Records to process:

────────────────────

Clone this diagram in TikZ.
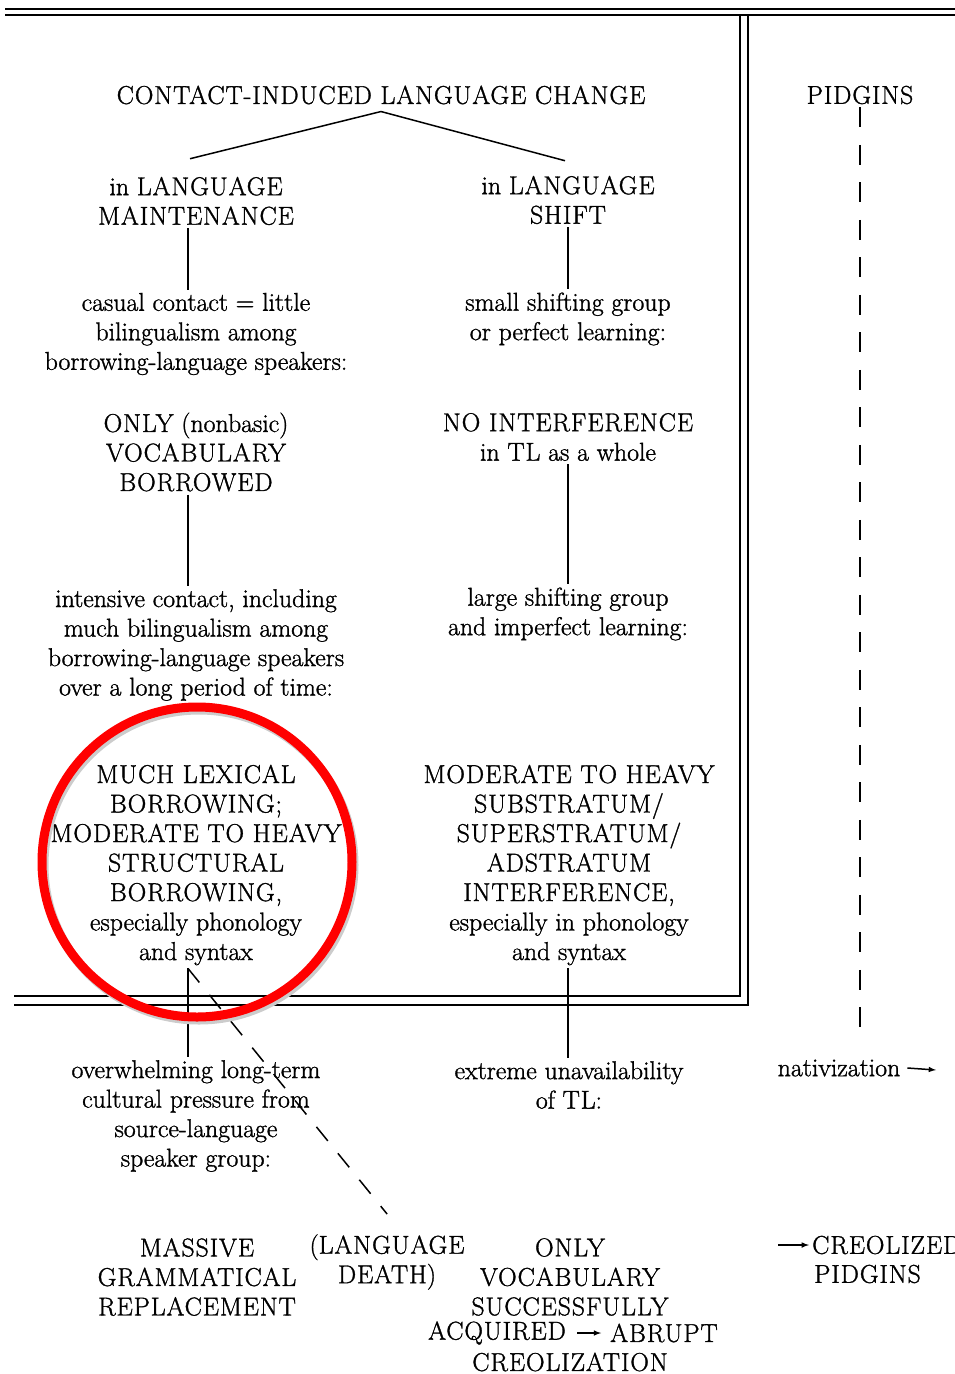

────────────────────

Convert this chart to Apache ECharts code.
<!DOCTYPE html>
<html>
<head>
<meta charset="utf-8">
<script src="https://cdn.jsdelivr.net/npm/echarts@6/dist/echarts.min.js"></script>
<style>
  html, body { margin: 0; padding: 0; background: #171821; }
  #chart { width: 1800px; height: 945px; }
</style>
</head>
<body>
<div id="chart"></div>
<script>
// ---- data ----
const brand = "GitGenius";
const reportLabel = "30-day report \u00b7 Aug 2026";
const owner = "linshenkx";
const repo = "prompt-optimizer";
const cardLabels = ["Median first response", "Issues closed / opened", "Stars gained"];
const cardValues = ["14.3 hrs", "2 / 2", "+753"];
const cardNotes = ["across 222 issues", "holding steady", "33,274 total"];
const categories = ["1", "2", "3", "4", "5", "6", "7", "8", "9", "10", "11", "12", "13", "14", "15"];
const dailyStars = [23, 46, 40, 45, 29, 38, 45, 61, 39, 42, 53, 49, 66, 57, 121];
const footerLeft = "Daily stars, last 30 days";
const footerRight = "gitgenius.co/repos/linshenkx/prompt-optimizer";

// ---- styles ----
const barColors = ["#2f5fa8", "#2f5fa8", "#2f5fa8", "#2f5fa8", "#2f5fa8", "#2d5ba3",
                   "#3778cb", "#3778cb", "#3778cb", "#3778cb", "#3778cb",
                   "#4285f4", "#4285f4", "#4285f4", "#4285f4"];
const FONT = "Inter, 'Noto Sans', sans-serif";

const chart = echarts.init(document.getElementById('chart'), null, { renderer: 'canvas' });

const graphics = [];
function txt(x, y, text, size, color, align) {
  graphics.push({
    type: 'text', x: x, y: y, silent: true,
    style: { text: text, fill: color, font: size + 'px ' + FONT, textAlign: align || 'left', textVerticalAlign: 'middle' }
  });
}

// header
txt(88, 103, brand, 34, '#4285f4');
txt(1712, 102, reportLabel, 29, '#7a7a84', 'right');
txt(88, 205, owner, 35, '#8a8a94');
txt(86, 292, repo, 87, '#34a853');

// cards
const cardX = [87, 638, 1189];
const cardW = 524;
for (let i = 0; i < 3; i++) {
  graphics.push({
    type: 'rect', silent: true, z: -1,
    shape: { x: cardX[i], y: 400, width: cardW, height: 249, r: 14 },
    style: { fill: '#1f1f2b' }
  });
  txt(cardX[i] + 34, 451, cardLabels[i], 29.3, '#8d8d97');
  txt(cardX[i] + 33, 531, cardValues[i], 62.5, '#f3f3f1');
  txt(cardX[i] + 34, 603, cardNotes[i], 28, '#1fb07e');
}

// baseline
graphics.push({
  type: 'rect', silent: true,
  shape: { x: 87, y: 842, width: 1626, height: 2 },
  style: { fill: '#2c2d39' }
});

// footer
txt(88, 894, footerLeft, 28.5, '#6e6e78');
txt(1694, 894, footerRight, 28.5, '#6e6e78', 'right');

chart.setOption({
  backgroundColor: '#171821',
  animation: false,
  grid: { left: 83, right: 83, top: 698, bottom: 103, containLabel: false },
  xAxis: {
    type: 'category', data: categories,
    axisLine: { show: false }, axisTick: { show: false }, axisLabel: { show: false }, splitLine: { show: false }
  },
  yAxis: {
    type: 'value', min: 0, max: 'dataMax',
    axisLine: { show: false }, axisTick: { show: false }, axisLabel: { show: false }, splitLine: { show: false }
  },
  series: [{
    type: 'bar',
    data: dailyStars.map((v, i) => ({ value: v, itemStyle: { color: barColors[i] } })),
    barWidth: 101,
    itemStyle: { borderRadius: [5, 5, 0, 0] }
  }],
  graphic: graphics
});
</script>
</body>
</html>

────────────────────

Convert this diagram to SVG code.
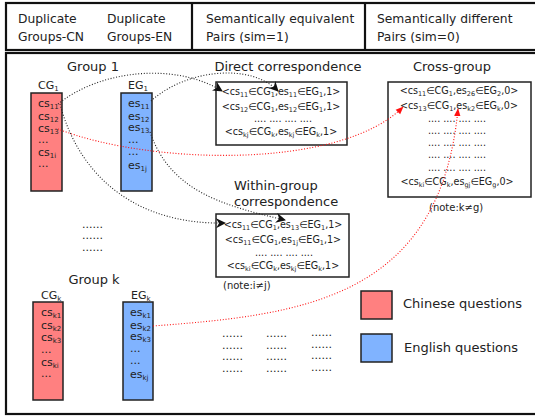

────────────────────

Task objective:
Show each line of the listing that holds the string "diagram".

Answer to this exercise:
Clone this diagram in TikZ.
Convert this diagram to SVG code.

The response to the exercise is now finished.